Britain's decision not to participate in a potential military strike on Syria, in response to Bashar al-Assad's use of chemical weapons, constitutes a serious blow to U.S. President Barack Obama's promise to hold Assad accountable. Despite saying categorically in August 2011 that Assad must step down, Obama has been reluctant to provide support for rebels fighting the Syrian dictatorship. It was a year later in August 2012 - with Assad still holding on to power and showing increased brutality in what had by then become a full-fledged civil war - that Obama declared the use of chemical weapons to be a red line, the crossing of which would carry severe consequences. Another year later, in August 2013, Assad crossed that line, with forces loyal to him launching a devastating chemical attack against rebel areas that caused the death of hundreds.
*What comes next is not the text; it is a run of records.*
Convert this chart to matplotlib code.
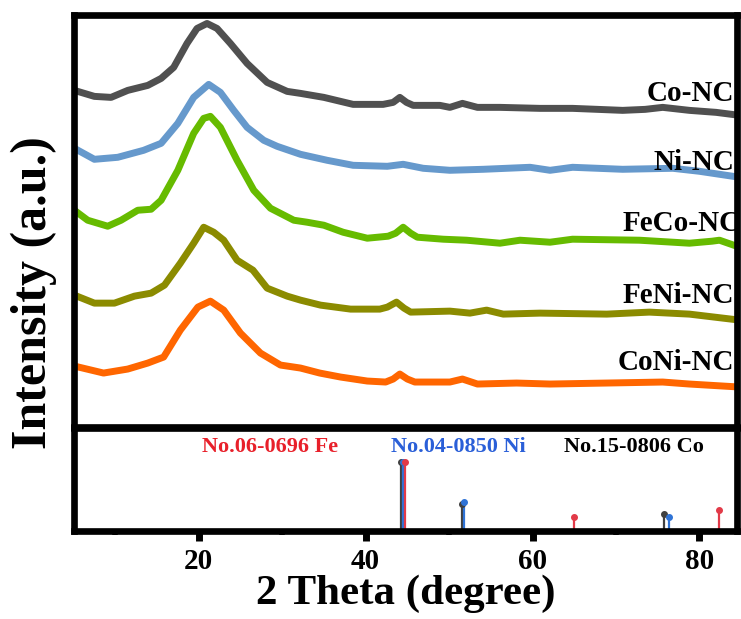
import matplotlib
matplotlib.use("Agg")
import matplotlib.pyplot as plt
from matplotlib.ticker import MultipleLocator

plt.rcParams['font.family'] = ['Liberation Serif', 'DejaVu Serif']
plt.rcParams['font.weight'] = 'bold'

# XRD patterns (stacked, a.u.)
co_x = [5.1, 7.5, 9.5, 11.5, 13.9, 15.5, 17.0, 18.6, 19.8, 21.0, 22.2, 23.8, 25.8, 28.2, 30.6, 32.2, 35.0, 38.5,
        42.1, 43.3, 44.1, 44.9, 45.7, 48.9, 50.1, 51.6, 53.4, 56.1, 60.9, 64.8, 70.8, 73.5, 75.6, 78.8, 82.0, 84.8]
co_y = [337, 331, 330, 337, 342, 349, 360, 384, 399, 404, 399, 384, 364, 345, 336, 334, 330, 323,
        323, 325, 330, 325, 322, 322, 320, 324, 320, 320, 319, 319, 317, 318, 320, 317, 315, 312]

ni_x = [5.1, 7.5, 10.3, 13.4, 15.5, 17.5, 19.4, 21.2, 22.6, 24.2, 25.8, 27.8, 29.4, 32.2, 35.4, 38.5, 42.6, 44.5,
        46.9, 50.1, 54.1, 59.7, 62.1, 64.8, 70.8, 76.8, 80.0, 84.8]
ni_y = [279, 268, 270, 277, 284, 304, 330, 343, 335, 317, 300, 287, 281, 273, 267, 262, 261, 263,
        259, 257, 258, 260, 257, 260, 258, 259, 256, 250]

feco_x = [5.1, 6.7, 9.1, 10.7, 12.7, 14.3, 15.5, 17.5, 19.4, 20.6, 21.4, 22.6, 24.6, 26.6, 28.6, 31.4, 33.0, 35.0,
          37.3, 40.2, 42.7, 43.6, 44.5, 45.4, 46.2, 49.3, 52.1, 56.1, 58.5, 62.1, 64.8, 72.8, 78.8, 81.5, 82.4, 84.8]
feco_y = [217, 207, 201, 207, 217, 218, 227, 257, 294, 309, 311, 300, 267, 237, 219, 207, 205, 202,
          195, 189, 191, 194, 200, 194, 190, 188, 187, 184, 187, 185, 188, 187, 184, 186, 187, 180]

feni_x = [5.1, 7.5, 9.9, 12.3, 14.3, 15.9, 17.8, 19.4, 20.6, 21.8, 23.0, 24.6, 26.5, 28.2, 30.6, 32.2, 34.6, 38.2,
          41.7, 42.6, 43.7, 44.6, 45.4, 50.1, 52.5, 54.5, 56.5, 60.9, 68.9, 74.0, 78.8, 84.8]
feni_y = [132, 124, 124, 131, 134, 142, 164, 184, 200, 195, 187, 167, 157, 139, 131, 127, 122, 118,
          118, 120, 125, 119, 115, 116, 114, 117, 113, 114, 113, 115, 113, 107]

coni_x = [5.1, 8.6, 11.5, 13.9, 15.8, 17.8, 19.9, 21.4, 23.0, 25.0, 27.4, 29.8, 32.2, 34.5, 37.0, 40.2, 42.4, 43.3,
          44.1, 45.0, 45.9, 50.1, 51.6, 53.4, 58.1, 62.1, 68.9, 75.6, 78.8, 84.8]
coni_y = [61, 54, 58, 64, 70, 97, 120, 126, 117, 94, 74, 62, 59, 54, 50, 46, 45, 48,
          53, 48, 45, 45, 48, 43, 44, 43, 44, 45, 43, 40]

names = ['Co-NC', 'Ni-NC', 'FeCo-NC', 'FeNi-NC', 'CoNi-NC']
colors = ['#505050', '#6699cc', '#66bb00', '#8b8b00', '#ff6600']
label_y = [334, 265, 204, 132, 65]

# standard cards (relative intensity)
co_ref_pos = [44.2, 51.5, 75.8]
co_ref_int = [100, 39, 25]
ni_ref_pos = [44.5, 51.8, 76.4]
ni_ref_int = [100, 42, 20]
fe_ref_pos = [44.7, 65.0, 82.3]
fe_ref_int = [100, 20, 30]

fig = plt.figure(figsize=(7.41, 6.19), dpi=100)
ax1 = fig.add_axes([0.0992, 0.3102, 0.8954, 0.6648])
ax2 = fig.add_axes([0.0992, 0.1422, 0.8954, 0.1664])

series = [(co_x, co_y), (ni_x, ni_y), (feco_x, feco_y), (feni_x, feni_y), (coni_x, coni_y)]
for (xs, ys), c in zip(series, colors):
    ax1.plot(xs, ys, color=c, lw=5, solid_joinstyle='round', solid_capstyle='round')

for name, ly in zip(names, label_y):
    xpos = 84.9 if name == 'FeCo-NC' else 84.2
    ax1.text(xpos, ly, name, ha='right', va='center', fontsize=21, fontweight='bold')

ax1.set_xlim(5, 84.5)
ax1.set_ylim(0, 412)
ax1.set_xticks([])
ax1.set_yticks([])

# reference stems
for pos, inten, c in [(co_ref_pos, co_ref_int, '#404040'),
                      (ni_ref_pos, ni_ref_int, '#2f73d6'),
                      (fe_ref_pos, fe_ref_int, '#e23a48')]:
    ax2.vlines(pos, 0, inten, color=c, lw=1.6)
    ax2.plot(pos, inten, 'o', color=c, ms=4, zorder=3)

ax2.text(28.6, 123, 'No.06-0696 Fe', color='#e8202a', ha='center', va='center', fontsize=16, fontweight='bold')
ax2.text(51.1, 123, 'No.04-0850 Ni', color='#2a5fd8', ha='center', va='center', fontsize=16, fontweight='bold')
ax2.text(72.1, 123, 'No.15-0806 Co', color='black', ha='center', va='center', fontsize=16, fontweight='bold')

ax2.set_xlim(5, 84.5)
ax2.set_ylim(0, 150)
ax2.set_yticks([])
ax2.xaxis.set_major_locator(MultipleLocator(20))
ax2.xaxis.set_minor_locator(MultipleLocator(10))
ax2.tick_params(axis='x', which='major', direction='out', length=7, width=5, labelsize=21, pad=5)
ax2.tick_params(axis='x', which='minor', direction='out', length=3, width=4)
for lab in ax2.get_xticklabels():
    lab.set_fontweight('bold')
ax2.set_xlabel('2 Theta (degree)', fontsize=31, fontweight='bold', labelpad=0)

for ax in (ax1, ax2):
    for sp in ax.spines.values():
        sp.set_linewidth(4.8)

fig.text(34 / 741, 1 - 293 / 619, 'Intensity (a.u.)', rotation=90, ha='center', va='center',
         fontsize=36, fontweight='bold')

fig.savefig('out.png', dpi=100)
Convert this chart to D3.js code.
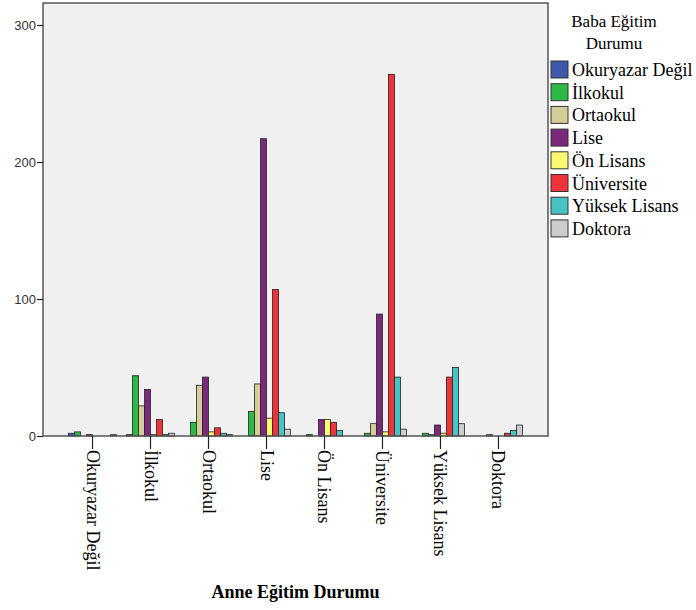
<!DOCTYPE html>
<html><head><meta charset="utf-8">
<script src="https://cdn.jsdelivr.net/npm/d3@7"></script>
<style>body{margin:0;background:#fff}svg{display:block}.serif{font-family:"Liberation Serif","Times New Roman","DejaVu Serif",serif}</style>
</head><body><div id="c"></div>
<script>
const categories = ["Okuryazar Değil","İlkokul","Ortaokul","Lise","Ön Lisans","Üniversite","Yüksek Lisans","Doktora"];
const seriesNames = ["Okuryazar Değil","İlkokul","Ortaokul","Lise","Ön Lisans","Üniversite","Yüksek Lisans","Doktora"];
const seriesColors = ["#3E58AC","#2EB848","#D3CE97","#7C287D","#FBF873","#EF3338","#48C2C5","#CCCCCC"];
// values[category][series]
const okuryazarValues = [2,3,0,1,0,0,0,1];
const ilkokulValues   = [1,44,22,34,1,12,1,2];
const ortaokulValues  = [0,10,37,43,3,6,2,1];
const liseValues      = [0,18,38,217,13,107,17,5];
const onLisansValues  = [0,1,0,12,12,10,4,0];
const universiteValues= [0,2,9,89,3,264,43,5];
const yuksekValues    = [0,2,1,8,2,43,50,9];
const doktoraValues   = [0,0,1,0,0,2,4,8];
const values = [okuryazarValues,ilkokulValues,ortaokulValues,liseValues,onLisansValues,universiteValues,yuksekValues,doktoraValues];
const yTicks = [0,100,200,300];

const W=696,H=610;
const svg=d3.select("#c").append("svg").attr("width",W).attr("height",H);
const L=43,R=548,T=3,B=436;
const x=d3.scaleBand().domain(categories).range([L,R]).paddingInner(0).paddingOuter(0.354);
const xs=d3.scaleBand().domain(seriesNames).range([-24,24]);
const y=d3.scaleLinear().domain([0,300]).range([B,25]);

svg.append("rect").attr("x",L).attr("y",T).attr("width",R-L).attr("height",B-T).attr("fill","#F0F0F0");

const g=svg.append("g");
categories.forEach((c,ci)=>{
  seriesNames.forEach((s,si)=>{
    const v=values[ci][si];
    g.append("rect")
      .attr("x",x(c)+x.bandwidth()/2+xs(s))
      .attr("y",y(v))
      .attr("width",xs.bandwidth())
      .attr("height",B-y(v))
      .attr("fill",seriesColors[si])
      .attr("stroke","#222").attr("stroke-width",0.8);
  });
});

svg.append("rect").attr("x",L).attr("y",T).attr("width",R-L).attr("height",B-T).attr("fill","none").attr("stroke","#555").attr("stroke-width",1.5);

// y axis
const ya=svg.append("g").attr("transform",`translate(${L},0)`).call(d3.axisLeft(y).tickValues(yTicks).tickSize(6).tickFormat(d3.format("d")));
ya.select(".domain").remove();
ya.selectAll("line").attr("stroke","#222").attr("stroke-width",1.2);
ya.selectAll("text").attr("font-family","Liberation Sans, Arial, sans-serif").attr("font-size",13).attr("fill","#333").attr("x",-7);

// x axis
const xa=svg.append("g").attr("transform",`translate(0,${B})`).call(d3.axisBottom(x).tickSize(13).tickFormat(""));
xa.select(".domain").remove();
xa.selectAll("line").attr("stroke","#222").attr("stroke-width",1.2);
categories.forEach(c=>{
  svg.append("text").attr("class","serif").attr("transform",`translate(${x(c)+x.bandwidth()/2-6},${B+14}) rotate(90)`)
    .attr("font-size",18).attr("fill","#000")
    .text(c);
});
svg.append("text").attr("class","serif").attr("x",(L+R)/2).attr("y",598).attr("text-anchor","middle")
  .attr("font-size",18).attr("font-weight","bold").text("Anne Eğitim Durumu");

// legend
const lg=svg.append("g");
lg.append("text").attr("class","serif").attr("x",614).attr("y",27).attr("text-anchor","middle").attr("font-size",17).text("Baba Eğitim");
lg.append("text").attr("class","serif").attr("x",614).attr("y",49).attr("text-anchor","middle").attr("font-size",17).text("Durumu");
seriesNames.forEach((s,i)=>{
  const yy=61+i*22.7;
  lg.append("rect").attr("x",551).attr("y",yy).attr("width",17).attr("height",17).attr("fill",seriesColors[i]).attr("stroke","#333").attr("stroke-width",1);
  lg.append("text").attr("class","serif").attr("x",572).attr("y",yy+15).attr("font-size",18).text(s);
});
</script></body></html>
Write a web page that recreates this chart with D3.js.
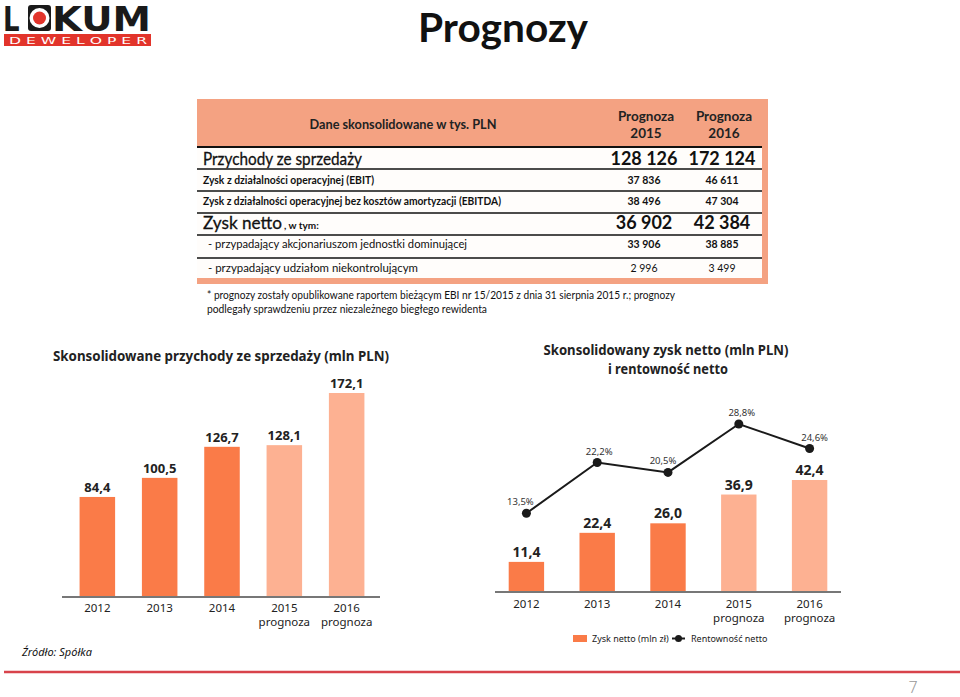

The main message behind Assad's brazen move may have been directed at the rebels: that an impotent international community will not come to their rescue even in the face of such a blatant violation of international conventions. The timing, however, near the anniversary of Obama's "red line" statement, suggests that it was also an affront to Obama himself.
Obama will now feel compelled to respond. His dilemma is that, without the UN Security Council mandate that Russia continues to deny him, his response exposes him to accusations of following the path of his predecessor, George W. Bush, whom Obama himself criticized for unilateralism. At the same time, were he to choose not to respond, he would face the criticism for the United States' loss of global influence, credibility, and power.
With suggestions by his administration that a U.S. response will be inevitable and forceful, Obama has already raised expectations among Syrian rebels and their supporters - expectations that he is both unwilling and unable to meet. The letdown may result in more frustration, new accusations of broken promises, and the further erosion of the United States' standing in the region. In trying to mitigate the rebels' irrational exuberance, Obama may have swung the pendulum too far in the opposite direction, giving advance notice to the Assad regime and its backers of the limited scope of likely U.S. operation. The expectation of limited damage effectively voids the punitive potential of any military response.
Damascus, on the other hand, is poised to declare victory irrespective of what happens. If limited U.S.-led military strikes do take place, the regime will claim victory in repelling foreign aggression and foiling the West's plans. Assad's propaganda machine is already setting the stage for this narrative by suggesting that a full scale invasion is in the works. Worse, if a strike does not happen, the regime will boast of its deterrence power and declare the end of U.S. hegemony. Rather than being punished for its lethal use of chemical weapons against its own civilians, the Assad regime is almost guaranteed to achieve a propaganda victory.
Obama has fallen into a trap. He now faces a difficult choice between losing credibility as a principled leader who abides by international norms and undermining his own leadership through actions that are not in line with his statements. What this embarrassing situation has demonstrated is that even if Obama decides to run away from the Syrian conflict, it will come to him. This, coupled with the fact that Syria's war is incubating the next generation of violent Islamist radicals and has ruined so many lives, clearly suggest that a more proactive U.S. role is necessary to contain the damage and avoid further destruction.